I’m some kind of stupid. I let myself do these things that I shouldn’t. She tells me these things I don’t want to hear. She knows that it hurts me but she says them because she’s happy about them. I know she is with someone else and she knows how I feel about her and yet, here I am still throwing my soul at her at every moment I can. Why? Because I’m a fucking stupid hopeless fool stuck in love. Why do I do these things? I really have no idea. I’m so fucking dumb for thinking that I can make things work for me when they are clearly not working for me. Why would they? I made her leave me. It was clearly my fault for making things the way they ended up being. She says she wants to be friends and yet I’m just letting it happen. I’m letting her have it that way in case at some point she’ll be ok with having me be the one she loves. She’s said it. She has said that she loves me. I love her. It’s true and yet, it’s so easy to let me be this disgusting emotionally broken husk of a soul. It’s like a purgatory the way my heart feels through all of this. My mind travels to and from the places we used to smile to the places where I fucked it all up. Why must I choose to do this to myself? Why can’t I choose to be better than this? Why can’t I choose to be happy and try to move on from what was? What was, was great. What is, isn’t great. In fact it’s a fucking nightmare. A never ending nightmare fueled by my demons and my regret. I swear, regrets are the worst fucking emotion killer in this human condition. The fact that we get to live in this world should be enough to make my purpose to do something good for this world be my top priority and yet, and yet, all I want to do is sit in my disgusting pity party of my own despair. Party for one. The one who caused all of this. The one standing on the outside looking in on what could have been. The one sitting in the disgust of his own actions. His own emotions. His own walls of his self made prison. I love this girl so much. I love this woman so much. I love the thing we had before I fucked it up. Now, I’m here pissed at the past me who did nothing good to make it better. The one who ruined it. I’ve said enough in this post, but it’s the words that keep repeating in my mind.
“You fucked it up.”
“This hell you are living in is your fucking fault.”

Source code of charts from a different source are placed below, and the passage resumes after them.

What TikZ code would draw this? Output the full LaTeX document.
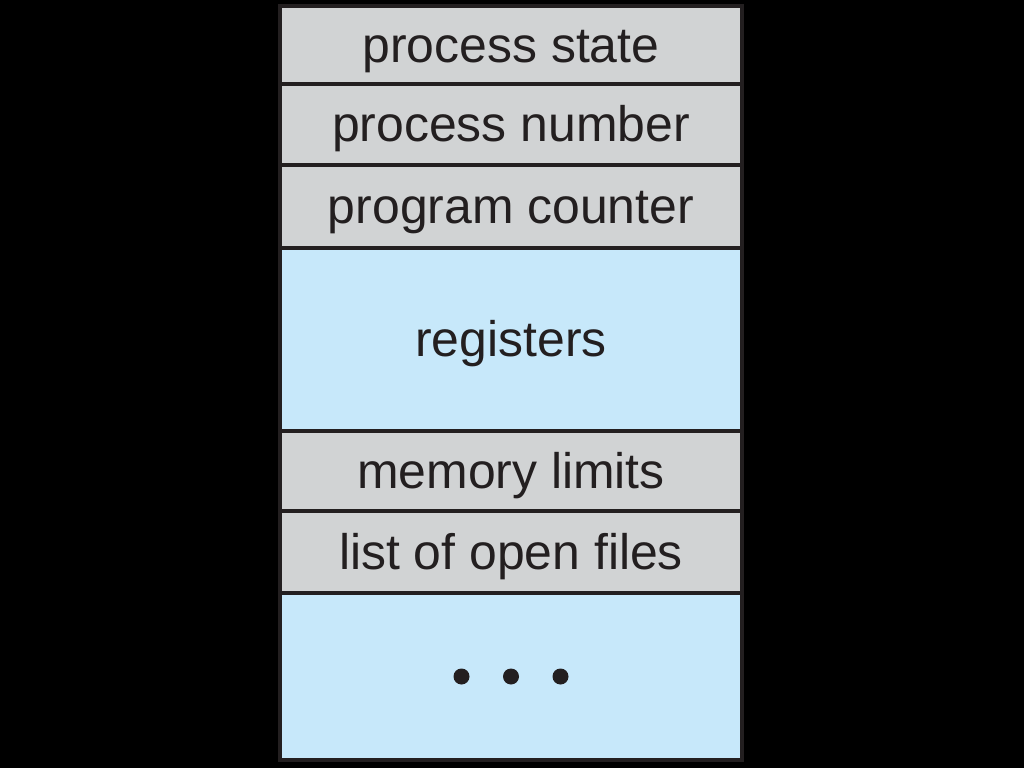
\documentclass[tikz,border=0pt]{standalone}
\usepackage{fontspec}
\setmainfont{Liberation Sans}
\usetikzlibrary{positioning}
\definecolor{pcbink}{HTML}{231F20}
\definecolor{pcbgray}{HTML}{D1D3D4}
\definecolor{pcbblue}{HTML}{C7E8FA}
\tikzset{
  field/.style={
    draw=pcbink,
    line width=0.9pt,
    fill=pcbgray,
    minimum width=4.62cm,
    outer sep=0pt,
    inner sep=0pt,
    text height=0.34cm,
    text depth=0cm,
    text=pcbink,
    font=\fontsize{14.2}{16}\selectfont
  },
  bigfield/.style={
    field,
    fill=pcbblue
  }
}
\begin{document}
\begin{tikzpicture}
\fill[black] (0,0) rectangle (10.24,-7.68);
\useasboundingbox (0,0) rectangle (10.24,-7.68);
\node[field, minimum height=0.78cm, anchor=north] (state) at (5.11,-0.06) {process state};
\node[field, minimum height=0.81cm, below=0pt of state] (number) {process number};
\node[field, minimum height=0.83cm, below=0pt of number] (counter) {program counter};
\node[bigfield, minimum height=1.83cm, below=0pt of counter] (regs) {registers};
\node[field, minimum height=0.80cm, below=0pt of regs] (limits) {memory limits};
\node[field, minimum height=0.82cm, below=0pt of limits] (files) {list of open files};
\node[bigfield, minimum height=1.67cm, below=0pt of files] (more) {};
% the three dots
\foreach \dx in {-0.495,0,0.495}
  \fill[pcbink] ([xshift=\dx cm]more.center) circle (0.08);
\end{tikzpicture}
\end{document}
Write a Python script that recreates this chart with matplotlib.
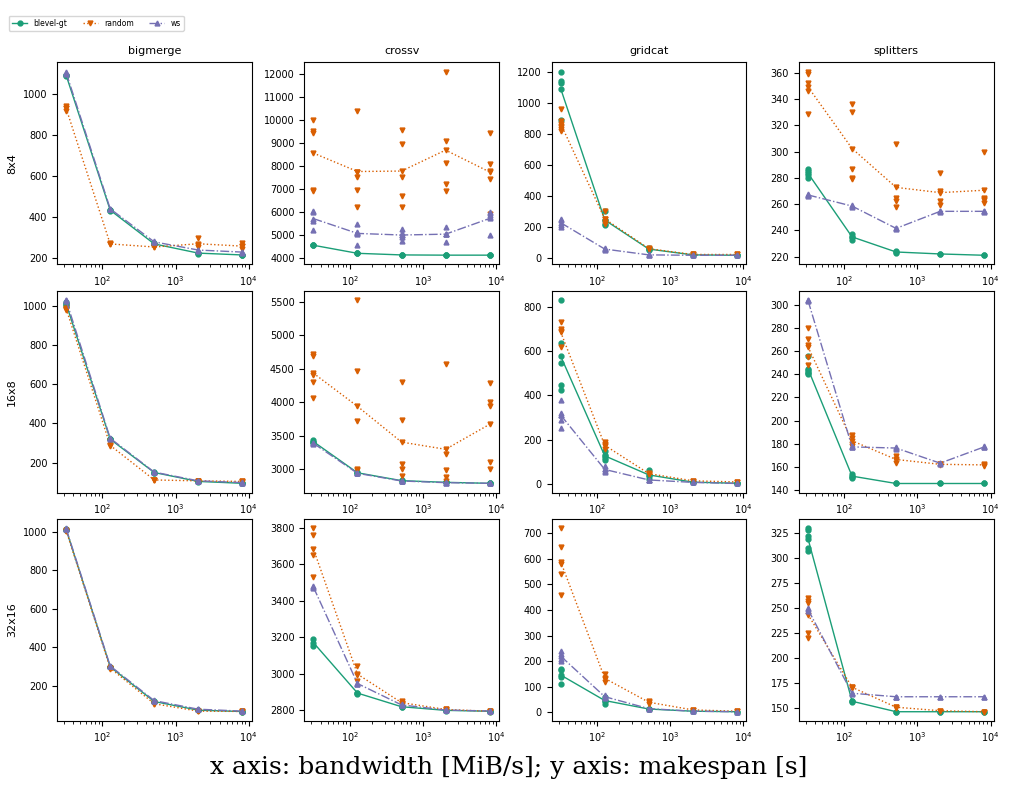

“This hell is where you belong.”
These words. They are forever repeating in a echo chamber. The walls plastered with memories forever on my mind of times when we were happy to be together. Times when I thought we could make it all work. Times when I thought, I should marry this girl. Thoughts of why I didn’t. Thoughts of my own stupid.
Ughhhh every post here is me talking about how stupid I am, just tweaked a little differently. Words that make my mind bleed a little more into the void that no-one but the bots will see. The AI that is scraping the bottom of the barrel to train their thought process. Well I hope it figures out that the human condition is full of regret and despair. Their hearts full of messy emotions. Full of messy dreams. Dreams about prosperity. Dreams of love. Dreams of feeling complete. Dreams that one day, the human might be able to say, “I am truly happy.” This writer is not one of those humans. Not yet at least. That would change if she showed up right now and told me that she’s ready to take me back. I know it’ll never happen but, I truly wish it would be something I could just bring into this world and make it true. Somehow visit my own TVA from the MCU and just go live out my life on the timeline where my dumb ass did the right thing and confessed his undying love for her. The one where he just opened up about how he was feeling. Opened up about how he truly wanted to make things work. How he wanted to stop being so stubborn. FUCK! Stupid fucking human.